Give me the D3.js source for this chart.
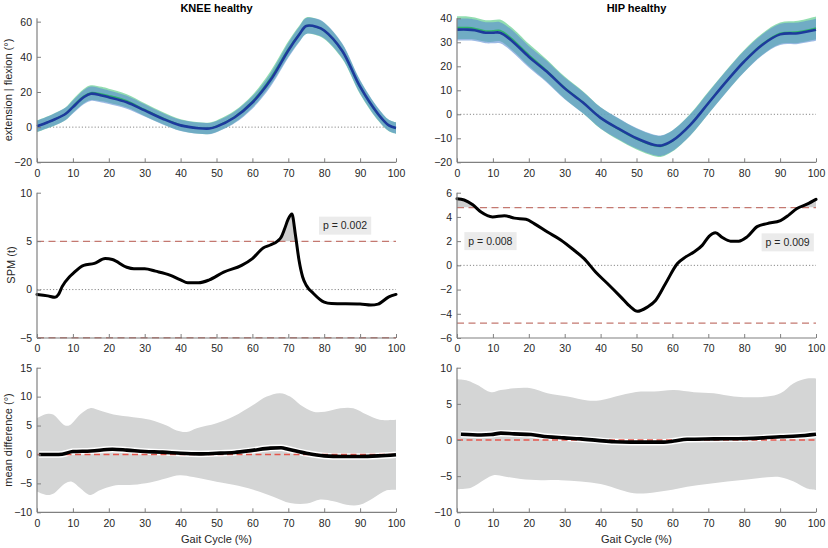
<!DOCTYPE html>
<html>
<head>
<meta charset="utf-8">
<script src="https://cdn.jsdelivr.net/npm/d3@7"></script>
<style>
  html, body { margin: 0; padding: 0; background: #fff; }
  svg { display: block; font-family: "Liberation Sans", Arial, sans-serif; }
</style>
</head>
<body>
<svg id="chart" width="828" height="548"></svg>
<script>
// ---------------- DATA ----------------
const ticksX = [0, 10, 20, 30, 40, 50, 60, 70, 80, 90, 100];

// Knee kinematics (two healthy groups: A = green, B = blue)
const kneeX     = [0,3,5,8,10,13,15,18,20,25,30,35,40,45,48,50,55,60,65,70,73,75,78,80,85,90,95,98,100];
const kneeMeanB = [0.5,2.8,4.5,7.6,11.4,17,19,18,17,14.2,9.5,4.8,1,-0.6,-0.8,0.3,5.5,14,26.6,43.6,52.5,57.5,57,55,43.5,23,7.5,1,-0.5];
const kneeMeanA = [0.5,2.8,4.5,7.7,11.9,17.6,19.6,18.8,17.9,14.95,10,5.2,1.2,-0.5,-0.65,0.5,5.85,14.7,27.7,44.5,53,57.7,56.85,54.75,43.15,22.65,7.25,0.9,-0.55];
const kneeSdA   = [3.3,3.4,3.5,3.6,3.8,4.1,4.2,4.1,4.0,3.8,3.6,3.4,3.3,3.3,3.3,3.3,3.4,3.6,3.9,4.3,4.5,4.7,4.7,4.6,4.3,3.9,3.5,3.3,3.3];
const kneeSdB   = [3.2,3.3,3.4,3.5,3.7,4.0,4.1,4.0,3.9,3.7,3.5,3.3,3.2,3.2,3.2,3.2,3.3,3.5,3.8,4.2,4.4,4.6,4.6,4.5,4.2,3.8,3.4,3.2,3.2];

// Hip kinematics
const hipX     = [0,3,5,8,10,12,15,20,25,30,35,40,45,50,55,57,60,65,70,75,80,85,90,95,100];
const hipMeanB = [35.3,35.3,35,34,34,34,31,24,17.8,10.8,5,-1.5,-6,-10,-12.8,-13,-11,-4.4,4.6,13.6,22,28.9,33.3,33.8,35.2];
const hipMeanA = [36.1,36.1,35.75,34.7,34.75,34.95,31.85,24.75,18.25,11.1,5.15,-1.55,-6.25,-10.3,-13.1,-13.3,-11.15,-4.3,4.75,13.75,22.2,29.2,33.75,34.35,36];
const hipSdA   = [4.7,4.7,4.6,4.5,4.5,4.5,4.6,4.6,4.6,4.6,4.6,4.5,4.5,4.4,4.4,4.4,4.4,4.5,4.6,4.6,4.6,4.5,4.5,4.6,4.7];
const hipSdB   = [4.6,4.6,4.5,4.4,4.4,4.4,4.5,4.5,4.5,4.5,4.5,4.4,4.4,4.3,4.3,4.3,4.3,4.4,4.5,4.5,4.5,4.4,4.4,4.5,4.6];

// SPM{t}
const kneeSpmX = [0,3,5,6,7,9,10,13,16,19,21,25,27,30,33,37,40,42,45,48,52,57,60,63,65,67,68,69,70,71,72,73,74,75,77,80,82,90,93,95,98,100];
const kneeSpm  = [-0.5,-0.65,-0.8,-0.5,0.3,1.3,1.65,2.5,2.7,3.2,3.1,2.3,2.15,2.15,1.9,1.5,1.0,0.7,0.7,1.0,1.8,2.5,3.2,4.3,4.6,5.0,5.4,6.3,7.3,7.8,5.6,3.0,1.3,0.45,-0.4,-1.3,-1.45,-1.5,-1.6,-1.5,-0.75,-0.5];
const kneeThreshold = 4.97;
const kneePLabels = ["p = 0.002"];

const hipSpmX = [0,2,4.4,6.7,9.9,13.2,16,19.2,21.5,25.2,28.9,32.6,35.4,38.6,41.9,45.6,48.4,50.2,53,55.3,58.1,61.4,63.7,66,68.3,70.2,72,73.9,76.2,78.5,80.8,83.6,86.4,90.1,92.4,94.7,97.5,100];
const hipSpm  = [5.5,5.4,5.0,4.4,4.0,4.1,3.9,3.8,3.45,2.75,2.1,1.25,0.55,-0.55,-1.5,-2.6,-3.45,-3.8,-3.45,-2.9,-1.5,0.15,0.7,1.1,1.65,2.4,2.7,2.3,2.0,2.0,2.35,3.2,3.45,3.7,4.15,4.7,5.05,5.45];
const hipThreshold = 4.77;
const hipPLabels = ["p = 0.008", "p = 0.009"];

// Mean difference with confidence band
const kneeDiffX = [0.6,5,7,10,15,21,25,30,35,40,45,50,55,60,65,68,70,75,80,85,90,95,100];
const kneeDiff  = [0,0,0.05,0.5,0.6,0.9,0.75,0.5,0.4,0.2,0.1,0.2,0.35,0.7,1.1,1.15,0.9,0.2,-0.25,-0.35,-0.35,-0.25,-0.05];
const kneeUpX   = [0,2.7,4.5,7.8,9.2,12,14.8,17.5,21.3,26.8,31.5,36.1,38.9,41.7,44.5,50,54.7,60.3,64,67.7,70.5,73.3,77,80.2,84.5,88.1,91.8,95.5,100];
const kneeUp    = [6.3,7.0,6.9,5.0,5.1,6.9,8.0,7.6,6.9,6.45,6.0,5.0,4.15,3.9,4.55,5.4,6.55,8.6,10.0,10.6,10.0,8.6,7.4,7.4,8.0,8.0,6.9,6.0,6.0];
const kneeLoX   = [0,2.7,4.5,7.8,9.7,12,14.8,17.5,21.3,26.8,31.5,36.1,39.8,43.5,50,54.7,60.3,65.8,70.5,75.2,78.9,82.6,86.2,89.9,93.6,97.4,100];
const kneeLo    = [-6.4,-7.0,-6.8,-5.0,-4.7,-5.8,-7.0,-6.2,-5.4,-5.25,-4.85,-4.1,-3.6,-3.9,-4.7,-5.25,-6.1,-7.3,-8.4,-8.5,-7.8,-8.1,-8.7,-8.7,-7.55,-6.2,-6.1];

const hipDiffX = [1.1,6.7,9.5,12.2,15.9,20.6,25.2,29.8,34.5,39.1,43.7,48.4,53,57.6,60.4,64.1,71.5,80.8,85.4,90.1,94.7,100];
const hipDiff  = [0.8,0.7,0.75,0.95,0.85,0.75,0.45,0.3,0.15,-0.05,-0.25,-0.3,-0.3,-0.3,-0.15,0.1,0.15,0.2,0.3,0.45,0.55,0.8];
const hipUpX   = [0,3,5.7,9.5,12.2,15.9,20.6,25.2,30.8,36.4,40,45.6,51.2,54.9,60.4,66,71.5,77.1,80.8,86.4,90.1,93.8,97.5,100];
const hipUp    = [8.4,8.2,7.6,6.6,6.9,7.15,7.15,6.45,6.0,5.45,5.5,6.2,6.7,6.7,6.9,6.6,6.45,6.0,5.9,6.0,6.45,7.85,8.5,8.5];
const hipLoX   = [0,3.9,7.6,10.4,13.2,17.8,23.4,28.9,34.5,40,45.6,49.3,53,58.6,64.1,69.7,75.3,80.8,86.4,90.1,93.8,97.5,100];
const hipLo    = [-6.8,-6.6,-5.5,-4.85,-5.05,-5.4,-5.55,-5.55,-5.75,-6.1,-6.9,-7.35,-7.35,-7.0,-6.45,-6.1,-5.75,-5.45,-5.15,-5.15,-5.75,-6.7,-6.9];

// ---------------- LAYOUT ----------------
const svg = d3.select("#chart");
const cols = [{x0: 37, x1: 396}, {x0: 457, x1: 816}];
const rows = [{t: 18.3, b: 162.3}, {t: 192.7, b: 338}, {t: 367.7, b: 512.3}];
const AX = "#808080", TXT = "#262626";
let clipId = 0;

function zip(xs, ys) { return xs.map((x, i) => [x, ys[i]]); }

function makeAxes(col, row, yDomain) {
  const x = d3.scaleLinear().domain([0, 100]).range([col.x0, col.x1]);
  const y = d3.scaleLinear().domain(yDomain).range([row.b, row.t]);
  return {x, y};
}

function drawAxes(s, col, row, yTicks) {
  const g = svg.append("g");
  const ax = g.append("g").attr("transform", `translate(0,${row.b})`)
    .call(d3.axisBottom(s.x).tickValues(ticksX).tickSizeInner(-4).tickSizeOuter(0).tickPadding(7));
  const ay = g.append("g").attr("transform", `translate(${col.x0},0)`)
    .call(d3.axisLeft(s.y).tickValues(yTicks).tickSizeInner(-4).tickSizeOuter(0).tickPadding(5));
  [ax, ay].forEach(a => {
    a.select(".domain").attr("stroke", AX).attr("stroke-width", 1.2);
    a.selectAll(".tick line").attr("stroke", AX);
    a.selectAll(".tick text").attr("fill", TXT).attr("font-size", 10.5)
      .attr("font-family", "Liberation Sans, Arial, sans-serif");
  });
  ay.select(".domain").attr("d", `M0,${row.t}V${row.b}`);
  ax.select(".domain").attr("d", `M${col.x0},0H${col.x1}`);
}

function hline(s, v, col, style) {
  svg.append("line")
    .attr("x1", col.x0).attr("x2", col.x1)
    .attr("y1", s.y(v)).attr("y2", s.y(v))
    .attr("stroke", style.color).attr("stroke-width", style.width)
    .attr("stroke-dasharray", style.dash);
}

const dotted = {color: "#8a8a8a", width: 1, dash: "1.2,2"};

// ---------- Kinematics panels ----------
function kinematics(col, row, yDomain, yTicks, xs, mA, sA, mB, sB) {
  const s = makeAxes(col, row, yDomain);
  hline(s, 0, col, dotted);
  const area = (m, sd) => d3.area().curve(d3.curveCatmullRom.alpha(0.5))
    .x((d, i) => s.x(xs[i])).y0((d, i) => s.y(m[i] - sd[i])).y1((d, i) => s.y(m[i] + sd[i]));
  svg.append("path").datum(xs).attr("d", area(mA, sA)).attr("fill", "rgb(110,210,150)").attr("fill-opacity", 0.75);
  svg.append("path").datum(xs).attr("d", area(mB, sB)).attr("fill", "rgb(90,140,210)").attr("fill-opacity", 0.6);
  const line = d3.line().curve(d3.curveCatmullRom.alpha(0.5)).x(d => s.x(d[0])).y(d => s.y(d[1]));
  svg.append("path").datum(zip(xs, mA)).attr("d", line).attr("fill", "none").attr("stroke", "#2fb36a").attr("stroke-width", 1.6);
  svg.append("path").datum(zip(xs, mB)).attr("d", line).attr("fill", "none").attr("stroke", "#1d3a9c").attr("stroke-width", 2.6);
  drawAxes(s, col, row, yTicks);
  return s;
}

// ---------- SPM panels ----------
function spm(col, row, yDomain, yTicks, xs, ts, thr, labels, labelPos) {
  const s = makeAxes(col, row, yDomain);
  hline(s, 0, col, dotted);
  const pts = zip(xs, ts);
  const id = "clip" + (clipId++);
  svg.append("clipPath").attr("id", id).append("rect")
    .attr("x", col.x0).attr("y", row.t - 20).attr("width", col.x1 - col.x0).attr("height", s.y(thr) - row.t + 20);
  const area = d3.area().curve(d3.curveMonotoneX).x(d => s.x(d[0])).y0(s.y(thr)).y1(d => s.y(d[1]));
  svg.append("path").datum(pts).attr("d", area).attr("fill", "#cfcfcf").attr("clip-path", `url(#${id})`);
  const dash = {color: "rgb(196,120,112)", width: 1.4, dash: "7,4.5"};
  hline(s, thr, col, dash);
  hline(s, -thr, col, dash);
  const line = d3.line().curve(d3.curveMonotoneX).x(d => s.x(d[0])).y(d => s.y(d[1]));
  svg.append("path").datum(pts).attr("d", line).attr("fill", "none").attr("stroke", "#000")
    .attr("stroke-width", 3).attr("stroke-linejoin", "round").attr("stroke-linecap", "round");
  labels.forEach((txt, i) => {
    const [lx, ly] = labelPos[i];
    const g = svg.append("g").attr("transform", `translate(${s.x(lx)},${s.y(ly)})`);
    const t = g.append("text").text(txt).attr("text-anchor", "middle").attr("dy", "0.36em")
      .attr("font-size", 10.5).attr("fill", TXT);
    const bb = t.node().getBBox();
    g.insert("rect", "text").attr("x", bb.x - 4).attr("y", -9).attr("width", bb.width + 8).attr("height", 18)
      .attr("fill", "#ebebeb");
  });
  drawAxes(s, col, row, yTicks);
  return s;
}

// ---------- Mean difference panels ----------
function meanDiff(col, row, yDomain, yTicks, upX, up, loX, lo, dX, d) {
  const s = makeAxes(col, row, yDomain);
  const line = d3.line().curve(d3.curveCatmullRom.alpha(0.5)).x(p => s.x(p[0])).y(p => s.y(p[1]));
  const upper = line(zip(upX, up));
  const lower = line(zip(loX, lo).reverse());
  svg.append("path").attr("d", upper + "L" + lower.slice(1) + "Z").attr("fill", "#d4d5d5");
  const dl = d3.line().curve(d3.curveMonotoneX).x(p => s.x(p[0])).y(p => s.y(p[1]));
  svg.append("path").datum(zip(dX, d)).attr("d", dl).attr("fill", "none").attr("stroke", "#fff").attr("stroke-width", 6.5);
  hline(s, 0, col, {color: "rgb(228,86,76)", width: 1.5, dash: "6,3.5"});
  svg.append("path").datum(zip(dX, d)).attr("d", dl).attr("fill", "none").attr("stroke", "#000")
    .attr("stroke-width", 3.6).attr("stroke-linecap", "butt");
  drawAxes(s, col, row, yTicks);
  return s;
}

kinematics(cols[0], rows[0], [-20, 61.9], [-20, 0, 20, 40, 60], kneeX, kneeMeanA, kneeSdA, kneeMeanB, kneeSdB);
kinematics(cols[1], rows[0], [-20, 40], [-20, -10, 0, 10, 20, 30, 40], hipX, hipMeanA, hipSdA, hipMeanB, hipSdB);

spm(cols[0], rows[1], [-5, 10], [-5, 0, 5, 10], kneeSpmX, kneeSpm, kneeThreshold, kneePLabels, [[85.8, 6.6]]);
spm(cols[1], rows[1], [-6, 6], [-6, -4, -2, 0, 2, 4, 6], hipSpmX, hipSpm, hipThreshold, hipPLabels, [[9.3, 2.0], [92.1, 1.9]]);

meanDiff(cols[0], rows[2], [-10, 15], [-10, -5, 0, 5, 10, 15], kneeUpX, kneeUp, kneeLoX, kneeLo, kneeDiffX, kneeDiff);
meanDiff(cols[1], rows[2], [-10, 10], [-10, -5, 0, 5, 10], hipUpX, hipUp, hipLoX, hipLo, hipDiffX, hipDiff);

// ---------- Titles & labels ----------
svg.append("text").text("KNEE healthy").attr("x", 216.5).attr("y", 12).attr("text-anchor", "middle")
  .attr("font-size", 11).attr("font-weight", "bold").attr("fill", "#000");
svg.append("text").text("HIP healthy").attr("x", 636.5).attr("y", 12).attr("text-anchor", "middle")
  .attr("font-size", 11).attr("font-weight", "bold").attr("fill", "#000");

function ylabel(txt, cx, cy) {
  svg.append("text").text(txt).attr("transform", `translate(${cx},${cy}) rotate(-90)`)
    .attr("text-anchor", "middle").attr("font-size", 11).attr("fill", TXT);
}
ylabel("extension | flexion (°)", 12, 90);
ylabel("SPM (t)", 15, 265);
ylabel("mean difference (°)", 12, 440);

[cols[0], cols[1]].forEach(c => {
  svg.append("text").text("Gait Cycle (%)").attr("x", (c.x0 + c.x1) / 2).attr("y", 543)
    .attr("text-anchor", "middle").attr("font-size", 11).attr("fill", TXT);
});
</script>
</body>
</html>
◆ ◆ ◆
> EXERCISE
The lines from the start of the data through the line that contains "80, 90, 100];" are to be returned exactly, please, with both ends included and every picture left out.

> RESULT OF THIS EXERCISE
Give me the D3.js source for this chart.
<!DOCTYPE html>
<html>
<head>
<meta charset="utf-8">
<script src="https://cdn.jsdelivr.net/npm/d3@7"></script>
<style>
  html, body { margin: 0; padding: 0; background: #fff; }
  svg { display: block; font-family: "Liberation Sans", Arial, sans-serif; }
</style>
</head>
<body>
<svg id="chart" width="828" height="548"></svg>
<script>
// ---------------- DATA ----------------
const ticksX = [0, 10, 20, 30, 40, 50, 60, 70, 80, 90, 100];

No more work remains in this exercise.